One of the nation’s largest aerial firefighting tankers has been flying out of Santa Maria Public Airport the last two days to battle a wildfire burning in the Sierra National Forest northeast of Fresno.
The McDonnell Douglas DC-10 made its second flight from Santa Maria to the Aspen Fire on Monday afternoon.
The tanker landed in Santa Maria over the weekend after making its first run to the fire from San Bernardino.
Airport officials said Santa Maria’s recently extended runway makes it one of the few California firefighting bases capable of handling the big plane.
Santa Maria also offers a shorter flight time to the Aspen Fire than San Bernardino.
“It’s about 50 miles closer,” First Officer Dan Montelli said as Tanker 910’s three-man crew waited for their flight orders.
Montelli said cruising above 10,000 feet at a speed of 300 knots, or about 345 mph, it takes about 25 minutes to fly from Santa Maria to the 11,000-acre Aspen Fire.
Tanker 910 is one of two DC-10 firefighting aircraft operated by 10 Tanker Air Carrier, based in Victorville.

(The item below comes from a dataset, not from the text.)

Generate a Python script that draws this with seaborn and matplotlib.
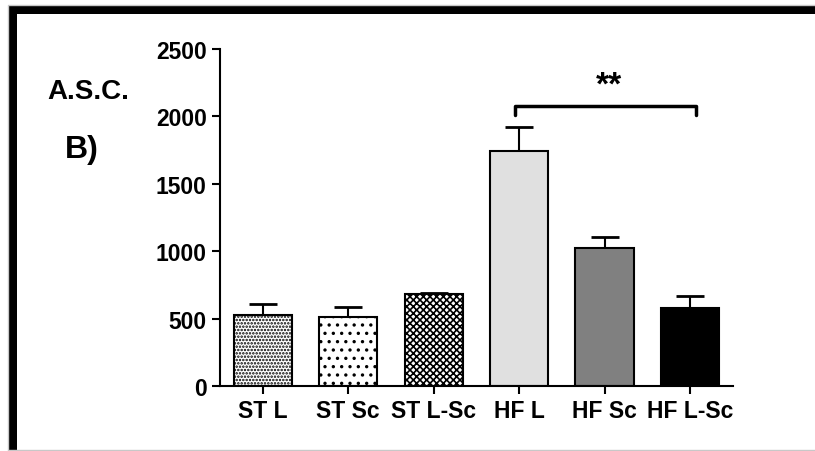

Montelli said the three-engine plane was originally used by an airline, then was purchased by 10 Tanker parent company Omni Air International.
Omni used the 380-passenger fan-jet on charter flights, delivering U.S. troops to destinations in the Pacific and Europe, before converting it into an aerial firefighting platform in 2004.
Its first firefighting mission was on California’s Sawtooth Fire in 2006, said Tyler Coretz, one of two ground-based mechanics who travel with the tanker.
Since then, the plane has made dozens of fire drops for the U.S. Forest Service and Cal Fire.
Early Monday afternoon, Montelli had time to show a couple of visitors around the aircraft, which has been stripped of all its seats and even interior paneling to reduce weight.
Montelli noted the aircraft carries 11,600 gallons, or 100,000 pounds, of fire retardant in its three belly tanks. Fully loaded, it weighs 360,000 pounds.
“We’re certified to fly at 460,000 pounds gross weight, so we’re well below its flight capabilities,” Montelli said. “The capabilities of this airplane are unbelievable.”
Approaching a wildfire, the Tanker 910 crew will contact the airtac plane that’s coordinating the aerial attack, then will be directed to fall in behind a lead plane.
Reducing speed to 145 to 150 knots, about 165 to 170 mph, and coming in 200 to 300 feet above the ground, the tanker crew will watch for the lead plane to emit smoke showing the starting and stopping points for the drop.
“Once we see that smoke start to go under (the tanker), we’ll order ‘drop,’” Montelli said.
The engineer will then hit the red “drop” button, and the computerized system will do the rest — delivering the retardant at the programmed rate.
“You want it to fall like a hard rain,” Montelli explained.
He said the retardant can be delivered in multiple short bursts or one long release, emptying the belly tanks in 6 to 15 seconds.
After the return flight to base, the tanker can be reloaded and back in the air in 15 to 20 minutes.
Montelli said the DC-10 is ideal for aerial firefighting because of its aerodynamic qualities and avionics.
“The airplane is perfect,” he said. “It has just enough electronics and new age stuff to get us where we want to go, but it’s still old stick-and-rudder flying.”
Finished with the tour, Montelli was walking across the tarmac when a ground crewman gave him the word.
“We’ve got our orders to fly,” he said, hustling away. “Now the fun begins.”